| Measure | Ingredient |
|---|---|
| 8 cups | Water; Cold |
| ⅓ cup | Dark Brown Sugar; Packed |
| ½ ounce | Baking Chocolate; Fine Chop |
| 2 eaches | Cloves; Whole |
| 1 each | Cinnamon Stick;Broken In half |
| 1 cup | Coffee; Regular Grind, Dry |
| 1 teaspoon | Vanilla |
| ¼ cup | Brandy |
| 8 tablespoons | Coffee Liqueur |
Heat water, brown sugar, chocolate, cloves, and cinnamon to boiling in 3-quart saucepan; reduce heat. Simmer, uncovered, for 15 minutes.
Stir in coffee. Remove from heat; cover and let stand 5 minutes.
Stir in vanilla. Strain coffee through 4 thicknesses of cheesecloth.

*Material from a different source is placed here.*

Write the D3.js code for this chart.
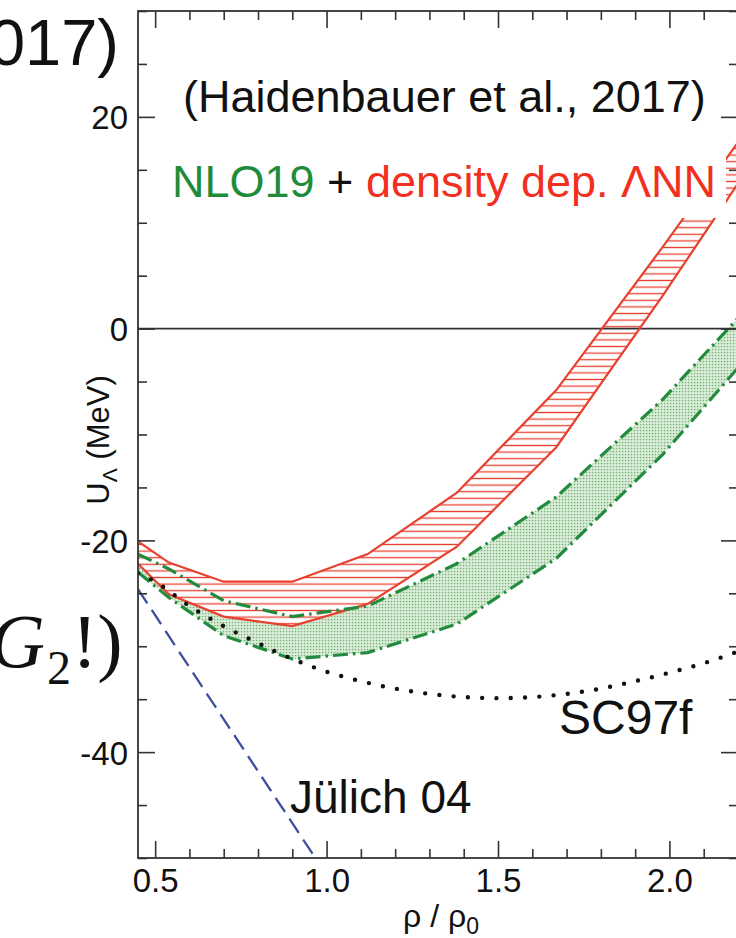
<!DOCTYPE html>
<html><head><meta charset="utf-8">
<script src="https://cdn.jsdelivr.net/npm/d3@7"></script>
<style>
html,body{margin:0;padding:0;background:#fff;}
svg{display:block;}
text{font-family:"Liberation Sans",Arial,Helvetica,sans-serif;}
</style></head><body>
<svg id="chart" width="736" height="938"></svg>
<script>
// Lambda single-particle potential U_Λ (MeV) in nuclear matter vs rho/rho0
// density points at which the band edges are given
const rhoGrid      = [0.45, 0.54, 0.70, 0.90, 1.12, 1.38, 1.67, 1.98, 2.20];
// NLO19 + density dependent ΛNN force (red hatched band)
const nloDensUpper = [-20.1, -22.1, -23.9, -23.9, -21.3, -15.5, -5.8, 7.7, 17.6];
const nloDensLower = [-22.2, -25.1, -27.2, -28.1, -26.0, -20.6, -11.2, 3.1, 13.7];
// NLO19 alone (green dotted band)
const nlo19Upper   = [-21.3, -22.7, -25.7, -27.2, -26.2, -22.2, -15.9, -6.7, 1.0];
const nlo19Lower   = [-23.0, -25.4, -29.0, -31.2, -30.6, -27.9, -21.7, -11.9, -3.7];
// Nijmegen SC97f
const sc97fRho = [0.45, 0.5, 0.6, 0.7, 0.8, 0.9, 1.0, 1.1, 1.2, 1.3, 1.4, 1.5, 1.6, 1.7, 1.8, 1.9, 2.0, 2.1, 2.2];
const sc97fU   = [-23.1, -23.9, -26.2, -28.1, -29.7, -31.2, -32.4, -33.3, -34.0, -34.5, -34.8, -34.9, -34.8, -34.5, -34.0, -33.3, -32.5, -31.6, -30.5];
// Jülich 04
const julichRho = [0.45, 0.6, 0.8, 1.0];
const julichU   = [-24.6, -32.0, -41.8, -51.6];
// axis ticks
const xTickValues = [0.5, 1.0, 1.5, 2.0];
const xTickLabels = ["0.5", "1.0", "1.5", "2.0"];
const yTickValues = [20, 0, -20, -40];
const yTickLabels = ["20", "0", "-20", "-40"];

const svg = d3.select("#chart");
const L = 138, R = 738, T = 11, B = 858;
const x = d3.scaleLinear().domain([0.45, 2.2]).range([L, R]);
const y = d3.scaleLinear().domain([-50, 30]).range([B, T]);

const defs = svg.append("defs");
defs.append("clipPath").attr("id", "plotClip")
  .append("rect").attr("x", L).attr("y", T).attr("width", R - L).attr("height", B - T);

// horizontal red hatching
const hatch = defs.append("pattern").attr("id", "hatch")
  .attr("patternUnits", "userSpaceOnUse").attr("width", 12).attr("height", 6.6);
hatch.append("rect").attr("width", 12).attr("height", 6.6).attr("fill", "#fff");
hatch.append("line").attr("x1", 0).attr("x2", 12).attr("y1", 3.3).attr("y2", 3.3)
  .attr("stroke", "#e8402f").attr("stroke-width", 1.3);

// fine green stipple
const stip = defs.append("pattern").attr("id", "stipple")
  .attr("patternUnits", "userSpaceOnUse").attr("width", 3).attr("height", 3);
stip.append("rect").attr("width", 3).attr("height", 3).attr("fill", "#e2efe0");
stip.append("rect").attr("x", 0.8).attr("y", 0.8).attr("width", 1.5).attr("height", 1.5).attr("fill", "#6fb470");

const plot = svg.append("g").attr("clip-path", "url(#plotClip)");

const bandArea = (lo, hi) => d3.area()
  .x((d, i) => x(rhoGrid[i]))
  .y0((d, i) => y(lo[i]))
  .y1((d, i) => y(hi[i]))(rhoGrid);
const edge = (vals) => d3.line()
  .x((d, i) => x(rhoGrid[i]))
  .y((d, i) => y(vals[i]))(rhoGrid);

// NLO19 band
plot.append("path").attr("d", bandArea(nlo19Lower, nlo19Upper)).attr("fill", "url(#stipple)");
// NLO19 + ΛNN band on top
plot.append("path").attr("d", bandArea(nloDensLower, nloDensUpper)).attr("fill", "url(#hatch)");

// zero line
plot.append("line").attr("x1", L).attr("x2", R).attr("y1", y(0)).attr("y2", y(0))
  .attr("stroke", "#333").attr("stroke-width", 1.6);

[nloDensUpper, nloDensLower].forEach(v => plot.append("path").attr("d", edge(v))
  .attr("fill", "none").attr("stroke", "#e8402f").attr("stroke-width", 2.2));
[nlo19Upper, nlo19Lower].forEach(v => plot.append("path").attr("d", edge(v))
  .attr("fill", "none").attr("stroke", "#238b3e").attr("stroke-width", 3.2)
  .attr("stroke-dasharray", "15 5 2.5 5"));

// SC97f dotted curve
plot.append("path")
  .attr("d", d3.line().curve(d3.curveMonotoneX)
    .x((d, i) => x(sc97fRho[i])).y((d, i) => y(sc97fU[i]))(sc97fRho))
  .attr("fill", "none").attr("stroke", "#111").attr("stroke-width", 4.4)
  .attr("stroke-linecap", "round").attr("stroke-dasharray", "0 14.3");

// Jülich 04 dashed line
plot.append("path")
  .attr("d", d3.line().x((d, i) => x(julichRho[i])).y((d, i) => y(julichU[i]))(julichRho))
  .attr("fill", "none").attr("stroke", "#3b4f9e").attr("stroke-width", 2.3)
  .attr("stroke-dasharray", "17 8");

// axes
const axisCol = "#333";
const xMinor = d3.range(5, 23).map(v => v / 10).filter(v => v % 0.5 !== 0);
const yMinor = d3.range(-50, 31, 5).filter(v => v % 20 !== 0);
function styleAxis(g) {
  g.select(".domain").remove();
  g.selectAll("line").attr("stroke", axisCol).attr("stroke-width", 1.6);
  g.selectAll("text").attr("fill", "#111").attr("font-size", 33)
    .attr("font-family", '"Liberation Sans", Arial, Helvetica, sans-serif');
}
// bottom
svg.append("g").attr("transform", `translate(0,${B})`)
  .call(d3.axisBottom(x).tickValues(xMinor).tickSize(-9).tickFormat("")).call(styleAxis);
svg.append("g").attr("transform", `translate(0,${B})`)
  .call(d3.axisBottom(x).tickValues(xTickValues).tickSize(-17).tickPadding(11)
    .tickFormat((d, i) => xTickLabels[i])).call(styleAxis);
// top
svg.append("g").attr("transform", `translate(0,${T})`)
  .call(d3.axisTop(x).tickValues(xMinor).tickSize(-9).tickFormat("")).call(styleAxis);
svg.append("g").attr("transform", `translate(0,${T})`)
  .call(d3.axisTop(x).tickValues(xTickValues).tickSize(-17).tickFormat("")).call(styleAxis);
// left
svg.append("g").attr("transform", `translate(${L},0)`)
  .call(d3.axisLeft(y).tickValues(yMinor).tickSize(-9).tickFormat("")).call(styleAxis);
svg.append("g").attr("transform", `translate(${L},0)`)
  .call(d3.axisLeft(y).tickValues(yTickValues).tickSize(-17).tickPadding(10)
    .tickFormat((d, i) => yTickLabels[i])).call(styleAxis)
  .selectAll("text").attr("dy", "0.36em");
// right
svg.append("g").attr("transform", `translate(${R},0)`)
  .call(d3.axisRight(y).tickValues(yMinor).tickSize(-9).tickFormat("")).call(styleAxis);
svg.append("g").attr("transform", `translate(${R},0)`)
  .call(d3.axisRight(y).tickValues(yTickValues).tickSize(-17).tickFormat("")).call(styleAxis);
// frame
svg.append("rect").attr("x", L).attr("y", T).attr("width", R - L).attr("height", B - T)
  .attr("fill", "none").attr("stroke", axisCol).attr("stroke-width", 1.8);

// axis titles
const yt = svg.append("text").attr("transform", "translate(109,440) rotate(-90)")
  .attr("text-anchor", "middle").attr("font-size", 31).attr("fill", "#111");
yt.append("tspan").text("U");
yt.append("tspan").attr("font-size", 21).attr("dy", 8).text("Λ");
yt.append("tspan").attr("dy", -8).text(" (MeV)");

const xt = svg.append("text").attr("x", 441).attr("y", 927)
  .attr("text-anchor", "middle").attr("font-size", 32).attr("fill", "#111");
xt.append("tspan").text("ρ / ρ");
xt.append("tspan").attr("font-size", 23).attr("dy", 7).text("0");

// annotations
svg.append("text").attr("x", 183).attr("y", 112).attr("font-size", 45).attr("fill", "#111")
  .text("(Haidenbauer et al., 2017)");
svg.append("rect").attr("x", 163).attr("y", 150).attr("width", 563).attr("height", 68).attr("fill", "#fff");
const lab = svg.append("text").attr("x", 172).attr("y", 197).attr("font-size", 45);
lab.append("tspan").attr("fill", "#1f8c3b").text("NLO19");
lab.append("tspan").attr("fill", "#111").text(" + ");
lab.append("tspan").attr("fill", "#f2301f").text("density dep. ΛNN");

svg.append("text").attr("x", 559).attr("y", 734).attr("font-size", 48).attr("fill", "#111").text("SC97f");
svg.append("text").attr("x", 290).attr("y", 813).attr("font-size", 46).attr("fill", "#111").text("Jülich 04");

// slide text around the figure
svg.append("text").attr("x", 119).attr("y", 65).attr("text-anchor", "end")
  .attr("font-size", 65).attr("fill", "#111").text("017)");
const g2 = svg.append("text").attr("y", 667).attr("fill", "#111")
  .style("font-family", '"Liberation Serif", "Times New Roman", serif').attr("font-size", 76);
g2.append("tspan").attr("x", -10).attr("font-style", "italic").text("G");
g2.append("tspan").attr("x", 47).attr("dy", 17).attr("font-size", 48).text("2");
g2.append("tspan").attr("x", 72).attr("dy", -17).text("!)");
</script>
</body></html>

CAFE DIABLO: Cafe Mexicano Prepare Cafe Mexicano; keep hot in saucepan after straining. Heat brandy just until warm in small, long-handled saucepan. Remove from heat; ignite. Pour flaming brandy over coffee.
Allow flame to burn out; stir. Pour coffee into cups or mugs. Top each with whipped cream and 1 T liqueur. Garnish with cinnamon stick, if desired.